Charts and diagrams as code:
★ ★ ★ ★
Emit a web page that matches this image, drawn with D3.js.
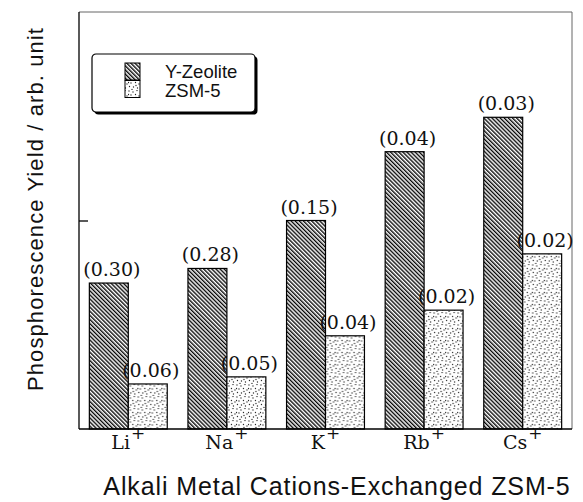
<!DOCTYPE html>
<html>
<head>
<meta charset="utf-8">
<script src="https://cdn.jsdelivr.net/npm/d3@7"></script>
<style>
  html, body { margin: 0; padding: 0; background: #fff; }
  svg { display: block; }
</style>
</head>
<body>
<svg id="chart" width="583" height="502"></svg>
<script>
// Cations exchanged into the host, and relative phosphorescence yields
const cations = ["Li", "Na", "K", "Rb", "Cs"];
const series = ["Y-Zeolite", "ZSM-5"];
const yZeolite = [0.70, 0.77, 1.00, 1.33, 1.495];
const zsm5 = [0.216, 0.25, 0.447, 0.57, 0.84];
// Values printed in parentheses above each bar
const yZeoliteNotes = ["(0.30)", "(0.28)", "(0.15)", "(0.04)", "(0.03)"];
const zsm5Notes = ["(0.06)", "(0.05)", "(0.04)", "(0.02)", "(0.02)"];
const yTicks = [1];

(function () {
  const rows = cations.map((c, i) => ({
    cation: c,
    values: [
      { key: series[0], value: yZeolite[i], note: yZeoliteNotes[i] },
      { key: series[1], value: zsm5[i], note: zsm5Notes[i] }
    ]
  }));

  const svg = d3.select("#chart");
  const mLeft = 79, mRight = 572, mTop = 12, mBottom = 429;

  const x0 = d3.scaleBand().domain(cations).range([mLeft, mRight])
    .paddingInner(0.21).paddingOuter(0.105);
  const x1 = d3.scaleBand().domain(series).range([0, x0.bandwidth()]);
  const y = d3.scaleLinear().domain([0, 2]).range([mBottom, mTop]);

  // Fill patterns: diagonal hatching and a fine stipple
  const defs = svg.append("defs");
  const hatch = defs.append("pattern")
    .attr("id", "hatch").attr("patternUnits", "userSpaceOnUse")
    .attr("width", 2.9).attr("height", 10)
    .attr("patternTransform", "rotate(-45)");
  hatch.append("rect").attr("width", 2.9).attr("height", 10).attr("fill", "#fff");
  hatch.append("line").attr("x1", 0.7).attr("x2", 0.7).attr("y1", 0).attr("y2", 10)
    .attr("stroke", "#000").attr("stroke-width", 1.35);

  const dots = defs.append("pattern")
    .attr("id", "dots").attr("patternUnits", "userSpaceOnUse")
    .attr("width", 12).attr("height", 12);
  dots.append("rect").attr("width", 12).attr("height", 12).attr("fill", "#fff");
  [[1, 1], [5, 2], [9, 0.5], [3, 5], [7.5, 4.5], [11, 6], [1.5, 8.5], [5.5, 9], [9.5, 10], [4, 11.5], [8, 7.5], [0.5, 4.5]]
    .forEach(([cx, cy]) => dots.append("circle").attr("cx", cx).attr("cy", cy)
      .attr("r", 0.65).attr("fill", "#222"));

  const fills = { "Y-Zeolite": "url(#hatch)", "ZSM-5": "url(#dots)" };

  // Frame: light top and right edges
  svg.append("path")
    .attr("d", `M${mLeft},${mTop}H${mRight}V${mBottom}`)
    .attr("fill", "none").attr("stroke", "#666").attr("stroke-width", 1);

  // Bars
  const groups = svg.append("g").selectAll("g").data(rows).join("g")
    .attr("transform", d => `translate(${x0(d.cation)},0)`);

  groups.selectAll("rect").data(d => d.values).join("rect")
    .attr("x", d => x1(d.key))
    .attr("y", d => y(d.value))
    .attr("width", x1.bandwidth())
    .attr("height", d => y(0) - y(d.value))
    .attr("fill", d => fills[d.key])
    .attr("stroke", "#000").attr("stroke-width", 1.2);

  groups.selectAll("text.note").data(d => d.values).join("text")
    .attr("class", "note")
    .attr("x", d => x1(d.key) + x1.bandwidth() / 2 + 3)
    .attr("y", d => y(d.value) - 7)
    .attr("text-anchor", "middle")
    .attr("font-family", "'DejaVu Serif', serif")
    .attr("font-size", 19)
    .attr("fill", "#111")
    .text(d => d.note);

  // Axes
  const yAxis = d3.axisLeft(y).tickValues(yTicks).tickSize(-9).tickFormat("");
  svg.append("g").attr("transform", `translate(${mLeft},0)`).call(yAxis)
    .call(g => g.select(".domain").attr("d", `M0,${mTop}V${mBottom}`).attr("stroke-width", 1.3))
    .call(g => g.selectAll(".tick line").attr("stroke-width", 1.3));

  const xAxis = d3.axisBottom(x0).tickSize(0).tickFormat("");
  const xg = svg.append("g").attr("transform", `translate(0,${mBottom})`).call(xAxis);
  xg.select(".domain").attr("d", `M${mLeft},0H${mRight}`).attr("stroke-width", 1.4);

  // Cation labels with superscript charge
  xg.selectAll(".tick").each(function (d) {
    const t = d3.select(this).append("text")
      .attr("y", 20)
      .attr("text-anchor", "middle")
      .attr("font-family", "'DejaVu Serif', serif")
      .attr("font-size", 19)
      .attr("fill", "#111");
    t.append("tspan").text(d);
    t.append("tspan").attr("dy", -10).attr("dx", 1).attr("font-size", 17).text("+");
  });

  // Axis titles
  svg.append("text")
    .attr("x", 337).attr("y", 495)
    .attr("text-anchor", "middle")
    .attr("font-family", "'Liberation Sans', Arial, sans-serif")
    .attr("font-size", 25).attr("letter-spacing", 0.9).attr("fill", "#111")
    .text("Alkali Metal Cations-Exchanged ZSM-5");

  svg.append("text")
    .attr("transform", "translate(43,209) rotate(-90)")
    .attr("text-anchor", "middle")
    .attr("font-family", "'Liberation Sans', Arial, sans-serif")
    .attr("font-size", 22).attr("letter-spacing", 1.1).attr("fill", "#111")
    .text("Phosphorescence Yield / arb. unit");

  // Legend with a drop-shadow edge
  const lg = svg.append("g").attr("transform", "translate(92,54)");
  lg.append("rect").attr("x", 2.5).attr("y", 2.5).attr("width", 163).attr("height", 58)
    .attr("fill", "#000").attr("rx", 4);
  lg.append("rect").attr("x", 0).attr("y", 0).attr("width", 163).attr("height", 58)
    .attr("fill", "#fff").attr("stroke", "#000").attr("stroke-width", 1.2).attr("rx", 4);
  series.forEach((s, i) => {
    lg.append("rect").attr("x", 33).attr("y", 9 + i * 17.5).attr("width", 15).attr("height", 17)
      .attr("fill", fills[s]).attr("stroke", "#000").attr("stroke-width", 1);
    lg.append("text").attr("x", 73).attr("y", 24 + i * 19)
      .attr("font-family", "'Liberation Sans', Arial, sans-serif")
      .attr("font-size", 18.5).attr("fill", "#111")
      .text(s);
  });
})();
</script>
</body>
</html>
★ ★ ★ ★
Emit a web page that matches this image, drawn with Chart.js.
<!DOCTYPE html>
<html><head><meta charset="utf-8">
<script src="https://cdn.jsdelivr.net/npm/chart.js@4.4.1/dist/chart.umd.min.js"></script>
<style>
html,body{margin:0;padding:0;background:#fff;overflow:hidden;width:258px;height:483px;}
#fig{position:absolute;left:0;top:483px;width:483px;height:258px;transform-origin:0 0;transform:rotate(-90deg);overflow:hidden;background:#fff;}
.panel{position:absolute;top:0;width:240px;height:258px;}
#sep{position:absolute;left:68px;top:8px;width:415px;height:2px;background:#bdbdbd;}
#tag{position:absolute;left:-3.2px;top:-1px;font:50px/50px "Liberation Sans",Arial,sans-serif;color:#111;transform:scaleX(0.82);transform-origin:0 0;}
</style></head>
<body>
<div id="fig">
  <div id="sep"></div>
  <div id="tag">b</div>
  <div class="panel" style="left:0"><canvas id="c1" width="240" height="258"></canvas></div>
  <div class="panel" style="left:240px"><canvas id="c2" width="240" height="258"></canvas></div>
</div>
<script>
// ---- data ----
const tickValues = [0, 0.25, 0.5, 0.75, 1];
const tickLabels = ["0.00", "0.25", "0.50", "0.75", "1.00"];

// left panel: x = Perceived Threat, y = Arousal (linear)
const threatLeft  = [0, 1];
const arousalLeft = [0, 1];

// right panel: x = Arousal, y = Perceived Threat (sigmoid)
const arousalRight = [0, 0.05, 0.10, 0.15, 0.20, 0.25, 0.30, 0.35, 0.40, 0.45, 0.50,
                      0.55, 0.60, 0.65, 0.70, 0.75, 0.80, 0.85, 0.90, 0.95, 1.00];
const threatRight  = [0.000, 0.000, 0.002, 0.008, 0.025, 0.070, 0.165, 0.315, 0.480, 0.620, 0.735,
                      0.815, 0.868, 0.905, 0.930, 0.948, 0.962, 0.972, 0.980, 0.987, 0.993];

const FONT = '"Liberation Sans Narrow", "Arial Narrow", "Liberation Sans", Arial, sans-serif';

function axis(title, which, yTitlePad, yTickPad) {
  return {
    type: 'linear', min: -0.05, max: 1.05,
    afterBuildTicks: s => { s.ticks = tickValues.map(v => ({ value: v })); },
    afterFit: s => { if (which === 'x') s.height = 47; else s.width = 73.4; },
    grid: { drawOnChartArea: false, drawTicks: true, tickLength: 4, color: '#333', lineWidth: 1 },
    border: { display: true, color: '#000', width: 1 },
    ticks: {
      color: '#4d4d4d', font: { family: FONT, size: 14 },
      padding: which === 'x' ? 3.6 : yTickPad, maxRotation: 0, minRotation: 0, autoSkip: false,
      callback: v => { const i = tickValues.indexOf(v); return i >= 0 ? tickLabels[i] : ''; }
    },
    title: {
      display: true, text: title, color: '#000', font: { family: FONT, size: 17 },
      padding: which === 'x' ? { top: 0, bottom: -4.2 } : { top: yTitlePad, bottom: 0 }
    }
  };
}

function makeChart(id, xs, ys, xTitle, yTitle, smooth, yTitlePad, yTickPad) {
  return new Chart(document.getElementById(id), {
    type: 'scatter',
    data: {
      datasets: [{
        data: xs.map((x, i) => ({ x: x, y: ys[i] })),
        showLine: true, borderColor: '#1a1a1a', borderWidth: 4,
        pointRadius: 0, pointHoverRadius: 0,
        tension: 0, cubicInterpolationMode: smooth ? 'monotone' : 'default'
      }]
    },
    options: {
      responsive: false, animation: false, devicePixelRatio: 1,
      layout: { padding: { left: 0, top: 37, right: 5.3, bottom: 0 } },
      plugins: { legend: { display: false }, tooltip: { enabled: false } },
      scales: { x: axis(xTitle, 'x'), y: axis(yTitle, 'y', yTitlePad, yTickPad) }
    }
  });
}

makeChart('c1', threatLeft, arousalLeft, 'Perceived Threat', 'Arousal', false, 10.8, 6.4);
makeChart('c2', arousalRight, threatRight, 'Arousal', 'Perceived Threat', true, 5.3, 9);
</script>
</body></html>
★ ★ ★ ★
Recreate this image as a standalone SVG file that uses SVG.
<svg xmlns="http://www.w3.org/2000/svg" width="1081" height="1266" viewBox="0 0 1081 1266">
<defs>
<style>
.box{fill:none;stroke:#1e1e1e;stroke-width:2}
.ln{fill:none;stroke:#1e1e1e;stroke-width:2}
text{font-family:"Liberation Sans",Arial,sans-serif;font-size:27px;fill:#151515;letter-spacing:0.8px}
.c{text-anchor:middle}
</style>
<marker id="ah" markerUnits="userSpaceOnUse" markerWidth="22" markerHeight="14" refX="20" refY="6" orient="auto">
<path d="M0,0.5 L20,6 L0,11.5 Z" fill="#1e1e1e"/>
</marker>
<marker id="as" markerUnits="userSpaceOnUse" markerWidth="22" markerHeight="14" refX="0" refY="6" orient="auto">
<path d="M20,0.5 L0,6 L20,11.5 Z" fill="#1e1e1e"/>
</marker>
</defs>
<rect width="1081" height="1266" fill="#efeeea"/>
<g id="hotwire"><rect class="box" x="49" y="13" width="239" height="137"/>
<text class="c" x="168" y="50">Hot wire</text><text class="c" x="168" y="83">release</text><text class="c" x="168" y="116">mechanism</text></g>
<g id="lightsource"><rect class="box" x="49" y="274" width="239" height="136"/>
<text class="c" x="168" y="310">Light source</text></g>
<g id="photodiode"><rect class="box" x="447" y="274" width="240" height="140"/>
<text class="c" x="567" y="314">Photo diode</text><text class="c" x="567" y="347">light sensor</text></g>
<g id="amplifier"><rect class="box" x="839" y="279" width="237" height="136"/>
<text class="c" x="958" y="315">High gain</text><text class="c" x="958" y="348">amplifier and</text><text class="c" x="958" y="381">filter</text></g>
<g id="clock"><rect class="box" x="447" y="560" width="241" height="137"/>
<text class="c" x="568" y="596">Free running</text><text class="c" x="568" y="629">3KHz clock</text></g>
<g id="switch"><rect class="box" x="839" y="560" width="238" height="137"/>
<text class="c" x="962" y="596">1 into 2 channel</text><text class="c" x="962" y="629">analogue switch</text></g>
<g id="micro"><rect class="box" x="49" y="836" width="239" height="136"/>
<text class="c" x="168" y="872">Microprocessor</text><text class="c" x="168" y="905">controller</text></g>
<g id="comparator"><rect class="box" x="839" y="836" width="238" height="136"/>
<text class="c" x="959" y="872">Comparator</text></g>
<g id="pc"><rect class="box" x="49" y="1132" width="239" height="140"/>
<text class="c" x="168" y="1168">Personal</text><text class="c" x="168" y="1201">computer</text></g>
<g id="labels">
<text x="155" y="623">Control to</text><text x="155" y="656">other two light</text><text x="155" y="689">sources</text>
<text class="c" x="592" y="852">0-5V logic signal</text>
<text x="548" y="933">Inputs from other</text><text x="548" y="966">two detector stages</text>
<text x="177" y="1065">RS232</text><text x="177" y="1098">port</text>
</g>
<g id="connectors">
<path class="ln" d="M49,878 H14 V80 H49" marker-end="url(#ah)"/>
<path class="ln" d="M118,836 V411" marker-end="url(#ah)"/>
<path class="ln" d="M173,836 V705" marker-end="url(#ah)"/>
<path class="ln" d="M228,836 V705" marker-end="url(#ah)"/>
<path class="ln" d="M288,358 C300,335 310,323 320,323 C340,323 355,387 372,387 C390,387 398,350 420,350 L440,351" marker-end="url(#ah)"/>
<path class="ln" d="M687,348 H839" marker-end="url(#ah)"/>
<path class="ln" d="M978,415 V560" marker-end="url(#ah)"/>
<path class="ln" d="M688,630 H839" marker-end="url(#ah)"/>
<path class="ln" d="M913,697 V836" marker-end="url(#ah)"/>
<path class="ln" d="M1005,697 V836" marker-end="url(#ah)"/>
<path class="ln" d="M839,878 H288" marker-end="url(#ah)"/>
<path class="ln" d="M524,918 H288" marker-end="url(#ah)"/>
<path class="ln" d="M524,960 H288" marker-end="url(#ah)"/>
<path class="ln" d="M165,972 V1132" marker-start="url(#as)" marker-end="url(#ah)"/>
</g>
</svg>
★ ★ ★ ★
## WHAT TO DO:
Return every line above that contains the word "with".

## WORKED ANSWER:
Emit a web page that matches this image, drawn with D3.js.
  // Cation labels with superscript charge
  // Legend with a drop-shadow edge
Emit a web page that matches this image, drawn with Chart.js.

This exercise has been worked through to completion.